According to FindLaw, the possession, sale and trafficking of any form of marijuana (excluding CBD oil) is a crime. Second-degree possession, which is possession of any amount of pot for personal use, is a Class A misdemeanor. If convicted, a person faces up to one year in jail and a fine of up to $6,000. If the prosecution can show that a person possessed marijuana for anything other than personal use (first-degree possession), the offender may receive a Class C felony conviction. Such a conviction results in a mandatory prison sentence of between one and 10 years and a fine of up to $15,000.
If a person sells, delivers or distributes marijuana, he or she faces a Class B felony conviction. Such a conviction carries a mandatory prison sentence of between two and 10 years and a fine of up to $30,000.

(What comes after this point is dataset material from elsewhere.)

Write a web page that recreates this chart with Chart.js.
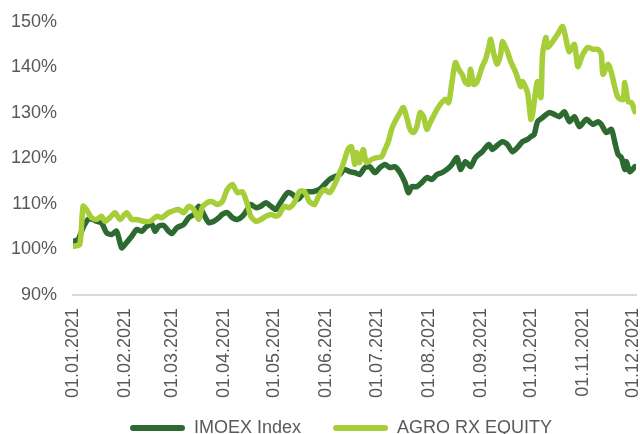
<!DOCTYPE html>
<html>
<head>
<meta charset="utf-8">
<script src="https://cdn.jsdelivr.net/npm/chart.js@4/dist/chart.umd.min.js"></script>
<style>
html,body{margin:0;padding:0;background:#fff;}
#wrap{width:640px;height:434px;position:relative;}
</style>
</head>
<body>
<div id="wrap"><canvas id="c" width="640" height="434"></canvas></div>
<script>
// Tick positions (days since 01.01.2021) and tick labels
const monthDays = [0,31,59,90,120,151,181,212,243,273,304,334];
const monthLabels = ['01.01.2021','01.02.2021','01.03.2021','01.04.2021','01.05.2021','01.06.2021','01.07.2021','01.08.2021','01.09.2021','01.10.2021','01.11.2021','01.12.2021'];
const yTicks = [90,100,110,120,130,140,150];
const seriesNames = ['IMOEX Index','AGRO RX EQUITY'];

// IMOEX Index (days since 01.01.2021, %)
const imoexDays = [0,3,6,9,12,14,17,20,23,26,29,31,35,38,41,44,47,49,51,54,57,59,62,66,69,72,75,78,81,84,87,89,92,95,98,101,104,106,109,112,115,118,121,123,128,131,134,137,140,143,147,150,153,156,159,162,165,168,171,174,177,180,183,186,189,192,195,198,200,202,205,208,211,214,217,220,223,226,229,231,234,237,240,244,248,250,253,256,259,262,265,268,271,273,275,277,280,284,287,290,293,296,299,302,306,310,313,315,318,321,323,325,327,329,330,332,335];
const imoexValues = [101.8,102.2,104.8,106.6,106.6,106.2,105.9,103.7,103.3,104.0,100.4,101.1,102.9,104.4,104.0,105.1,105.5,104.0,105.1,105.3,104.0,103.5,104.8,105.5,107.0,107.7,109.5,107.7,105.9,106.2,107.0,107.7,108.1,107.0,106.6,107.3,108.8,109.9,109.2,109.5,110.3,109.5,108.8,109.9,112.5,112.1,111.0,112.1,112.7,112.7,113.2,114.3,115.4,116.0,116.5,117.6,117.1,116.9,116.5,118.0,118.2,116.9,118.0,118.7,118.0,118.2,116.9,114.7,112.5,113.8,113.8,114.7,115.8,115.4,116.5,116.9,117.6,118.7,120.2,117.6,119.3,118.2,120.2,121.5,123.1,122.0,122.9,123.7,123.1,121.5,122.4,123.7,124.2,124.8,125.3,128.1,129.0,130.1,129.7,129.2,130.3,128.1,129.2,127.0,128.6,127.5,128.1,127.5,125.7,126.4,123.7,120.9,120.2,117.6,119.3,117.1,118.2];

// AGRO RX EQUITY (days since 01.01.2021, %)
const agroDays = [0,4,6,8,11,14,17,19,22,25,28,32,35,38,42,46,50,53,57,59,63,66,69,72,75,77,80,83,86,89,92,95,98,101,104,106,109,112,115,118,121,123,126,129,132,135,138,141,144,147,150,153,156,159,161,164,166,168,169,171,173,175,178,181,184,186,188,190,192,195,197,199,201,203,205,207,209,211,213,216,219,222,224,226,228,230,232,234,236,237,239,241,244,246,248,249,251,253,255,256,259,261,264,265,267,268,271,273,274,276,277,279,280,282,283,286,289,292,295,296,299,301,304,307,310,313,315,316,319,321,323,325,328,329,331,333,335];
const agroValues = [100.7,101.1,109.5,108.8,107.0,106.6,107.3,106.2,107.0,108.1,106.6,108.1,106.6,106.6,106.2,106.2,107.3,107.0,108.1,108.4,108.8,108.1,109.5,108.8,106.6,109.2,110.3,110.5,109.9,110.5,113.2,114.3,112.5,112.7,109.9,107.3,106.2,106.6,107.3,107.7,107.3,107.7,109.5,109.2,110.3,112.7,112.7,110.5,109.9,112.1,113.2,112.5,114.3,116.9,118.7,122.0,122.6,118.7,121.3,119.1,122.0,119.1,119.8,120.2,120.4,122.0,123.7,126.4,128.1,130.1,131.2,129.0,126.4,125.7,127.0,130.1,129.2,126.4,127.9,130.1,131.9,133.0,132.3,136.9,141.1,139.6,138.5,136.7,136.3,139.6,136.3,136.9,140.2,141.8,144.6,146.2,142.9,140.7,142.9,145.7,143.5,141.3,138.9,137.8,135.8,136.9,134.5,128.6,129.7,135.2,136.9,133.4,142.9,146.6,144.4,145.7,147.3,149.0,144.4,143.5,145.1,140.2,142.9,144.4,144.0,144.0,142.9,138.5,140.7,138.9,135.8,133.4,133.0,136.7,132.5,132.3,130.3];

const toPoints = (xs, ys) => xs.map((x, i) => ({ x: x, y: ys[i] }));
const FONT = "'Liberation Sans', Arial, sans-serif";
const TEXT = '#595959';
const DARK = '#2c6a31';
const LIGHT = '#a6ce39';

// place legend row: first swatch at x=130, text centred around y=428
const legendPlace = {
  id: 'legendPlace',
  afterLayout(chart) {
    const l = chart.legend;
    if (!l || !l.lineWidths) return;
    const p = l.options.labels.padding;
    const start = (l.left + p + l.right - l.lineWidths[0]) / 2;
    const dx = 130 - start;
    l.left += dx; l.right += dx;
    l.top = 419 - p;
    l.bottom = 434;
  }
};

new Chart(document.getElementById('c'), {
  type: 'line',
  data: {
    datasets: [
      { label: seriesNames[0], data: toPoints(imoexDays, imoexValues), borderColor: DARK, backgroundColor: DARK, borderWidth: 5.5, pointRadius: 0, tension: 0.25, borderJoinStyle: 'round', borderCapStyle: 'round', order: 1 },
      { label: seriesNames[1], data: toPoints(agroDays, agroValues), borderColor: LIGHT, backgroundColor: LIGHT, borderWidth: 5.5, pointRadius: 0, tension: 0.25, borderJoinStyle: 'round', borderCapStyle: 'round', order: 0 }
    ]
  },
  options: {
    responsive: false,
    animation: false,
    devicePixelRatio: 1,
    layout: { padding: { top: 22, right: 4, left: 0, bottom: 0 } },
    plugins: {
      tooltip: { enabled: false },
      legend: {
        position: 'bottom',
        maxHeight: 36,
        labels: {
          boxWidth: 55, boxHeight: 6, padding: 32, useBorderRadius: true, borderRadius: 3,
          color: TEXT, font: { family: FONT, size: 18 },
          generateLabels(chart) {
            return chart.data.datasets.map((ds, i) => ({
              text: ds.label, fillStyle: ds.borderColor, strokeStyle: ds.borderColor,
              lineWidth: 0, borderRadius: 3, fontColor: TEXT, hidden: false, datasetIndex: i
            }));
          }
        }
      }
    },
    scales: {
      x: {
        type: 'linear',
        min: 0,
        max: 335.7,
        afterBuildTicks(s) { s.ticks = monthDays.map(v => ({ value: v })); },
        afterFit(s) { s.paddingLeft = 0; s.paddingRight = 0; s.height = 103; },
        grid: { display: false, drawTicks: false },
        border: { display: true, color: '#d9d9d9', width: 2 },
        ticks: {
          autoSkip: false, maxRotation: 90, minRotation: 90, padding: 13,
          color: TEXT, font: { family: FONT, size: 18 },
          callback: (v, i) => monthLabels[i]
        }
      },
      y: {
        min: yTicks[0],
        max: yTicks[yTicks.length - 1],
        afterBuildTicks(s) { s.ticks = yTicks.map(v => ({ value: v })); },
        afterFit(s) { s.width = 73; s.paddingTop = 0; s.paddingBottom = 0; },
        grid: { display: false, drawTicks: false },
        border: { display: false },
        ticks: {
          padding: 16, color: TEXT, font: { family: FONT, size: 18 },
          callback: v => v + '%'
        }
      }
    }
  },
  plugins: [legendPlace]
});
</script>
</body>
</html>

If an adult sells, delivers or distributes marijuana to a person who is younger than 18 years of age, the penalty increases to a Class A felony. A Class A felony carries a punishment of between 10 and 99 years in prison and a fine of up to $60,000. Moreover, if a person sells the drug within three miles of a school or university, he or she may receive an additional five years in prison.
According to AL.com, Alabama took its first step to reduce marijuana penalties this past April. If the bill passes, the definition of first-degree possession would change to include “two ounces or more.” Moreover, the first conviction of first-degree possession would become a misdemeanor punishable only by a fine of up to $250. A second conviction would also be a misdemeanor, punishable by a fine of up to $500. A third conviction would result in a Class D felony conviction, punishable by a fine of no more than $750.
The bill would also reduce the penalty for second-degree possession to a violation. A violation is less serious than a misdemeanor and is punishable only by a fine of up to $250.